Niamey, 26 juillet 2023, 6 h 50, enceinte du palais présidentiel. Bazoum termine sa prière de l’aube lorsqu’il entend un brouhaha inhabituel. Une trentaine de soldats de sa garde s’agitent autour de la résidence, lovée dans leur camp. Le chef de l’État croit à une saute d’humeur, une action improvisée. Il rassure son épouse et leur fils de 22 ans, Salem, venu pour les vacances depuis Dubaï, où il vient de s’installer pour les études. Ce général Tchiani, qui dirige la garde présidentielle, il ne l’a jamais vraiment considéré, goûtant peu sa brutalité et son opportunisme. C’est un proche de l’ancien président Issoufou qui avait demandé, avec insistance, à ce que Bazoum le maintienne en fonction.

Macron aux antipodes

À 7 h 15, Bazoum s’isole dans une pièce de sa vaste résidence pour téléphoner à l’ambassadeur de France au Niger, Sylvain Itté. Sur l’instant, le président pense qu’il s’agit d’une simple tentative d’intimidation du général Tchiani, qui semble avoir agi seul, sans avoir consulté au préalable les poids lourds de l’armée comme le général Salifou Modi. À 7 h 18, le diplomate français estime néanmoins nécessaire de partager son inquiétude avec l’Élysée dans l’espoir de mobiliser le président Macron puis le cabinet de la ministre des Affaires étrangères, Catherine Colonna. Tous deux se trouvent aux antipodes, en tournée en Océanie.

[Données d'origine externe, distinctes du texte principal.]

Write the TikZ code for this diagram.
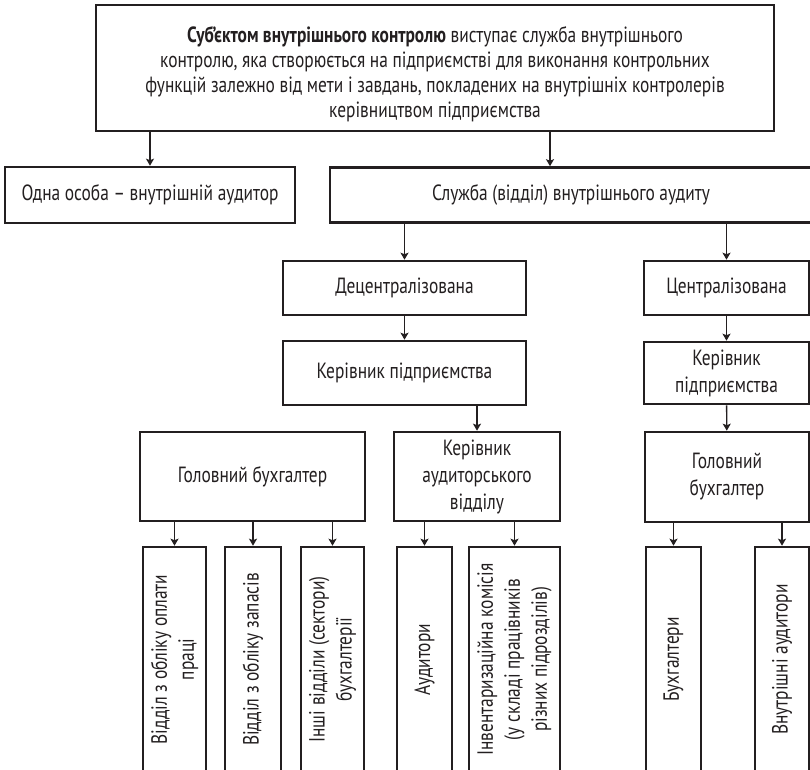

La situation en cours à Niamey reste floue. En milieu de matinée, le général Tchiani et ses affidés se font de plus en plus déterminés et irrationnels. Ils empêchent le chef de l’État de quitter sa résidence, menaçant même d’ouvrir le feu à bout portant. Cette fois, Bazoum demande à l’ambassadeur de France un « show of force » : un vol d’avions de combat à très basse altitude pour intimider la poignée de militaires. Cette procédure requiert un ordre du chef de l’État français alors dans son bureau de l’A330 présidentiel, entre Nouméa et le Vanuatu.